Weight: 4,990 carats
Dimensions:
Found: 1946
Estimated worth: $500,000
Current location: South Australian Museum

Also known as “The Monster”, the Fire of Australia was mined in 1946 by Walter Bartram at the Eight Mile field in Coober Pedy in South Australia. Bartram was the son of a farmer, Jack Bartram, who had been forced off his land during the depression. Jack, however, saw the potential of the newly-discovered Eight Mile Plains and encouraged his children and their families to try their luck at mining the region. The stone stayed in the Bartram family until 2017, when it was sold for $500,000 to the South Australian Museum thanks to AU$455,000 in funding from the government’s National Cultural Heritage Account and a private donor.

 

The Black Prince Opal

Weight: 181 carats
Dimensions: 7.62cm x 4.7cm
Found: 1915
Estimated worth: Unknown
Current location: Unknown

Originally named the Harlequin Prince, The Black Prince was uncovered in 1915 at Phone Line by Tom Urwin and Snowy Brown.
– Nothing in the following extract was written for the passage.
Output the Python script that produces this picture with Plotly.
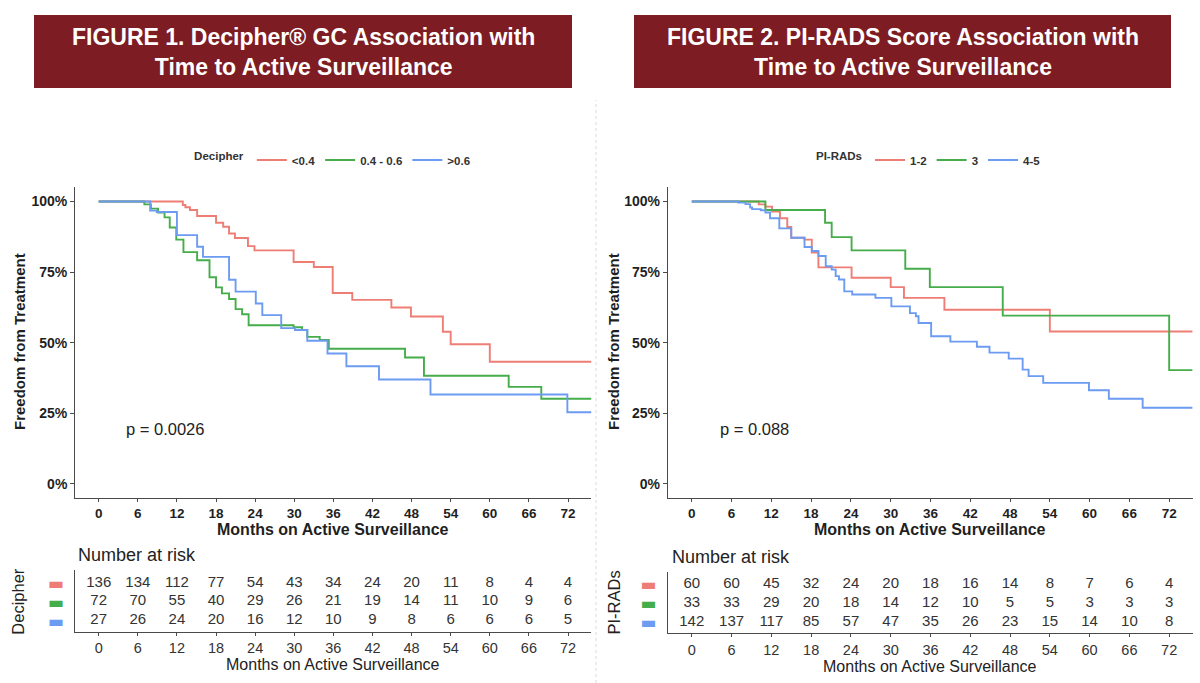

After its discovery, this magnificent opal was bought by a wealthy American in England, who later donated it to the New York Museum of Natural History, before the stone moved to the Forest Lawn Memorial Cemetery in Los Angeles. Unfortunately in 1991, the stone was stolen, along with another opal called The Pride of Australia.

 

The Pride of Australia

Weight: 225 carats
Dimensions: 5.08cm x 7.62cm
Found: 1915
Estimated worth: Unknown
Current location: Unknown

Also called the Red Emperor, the Pride of Australia is another opal that was discovered in 1915 at Phone by Urwin and Brown. The stone featured blue veins and firey red streaks across a black background and, by 1954, had toured five World Fairs under the title of “The Greatest Opal of Australia”. In 1920, Ernie Sherman bought the stone (along with three others) for £2000, while it was later sold from the Percy Marks Collection to the Forest Lawn Memorial Cemetery in Los Angeles in the 1950s. Unfortunately, the Pride of Australia was stolen along with The Black Prince and its location remains a mystery to this day.

 

The Flame Queen Opal

Weight: 263.18 carats
Dimensions: 7cm x 6.3cm x 1.2cm
Found: 1914
Estimated worth: Unknown
Current location: Privately owned

This famous red on black opal is one of the most easily recognisable jewels in the world, with its unique “fried egg” appearance. The centre of the opal sports brilliantly vivid sparks of red, orange, yellow and bronze, while the outer ring features splashes of green, blue and turquoise. The stone was discovered in 1914 at Bald Hill Workings, Lightning Ride by three men: Walter Bradley, Jack Philips, and Joe Hegarty, who sold the stone for a paltry £93. This well-travelled opal has been featured in numerous exhibitions and events such as the Geological Museum in London (for the Coronation of King George VI in 1937), the Gemological Institute in London (as part of the Kelsey I. Newman Collection in 1980), and the Jack Plane Collection. This opal has exchanged hands many times but was finally bought in 2008 by a private collector.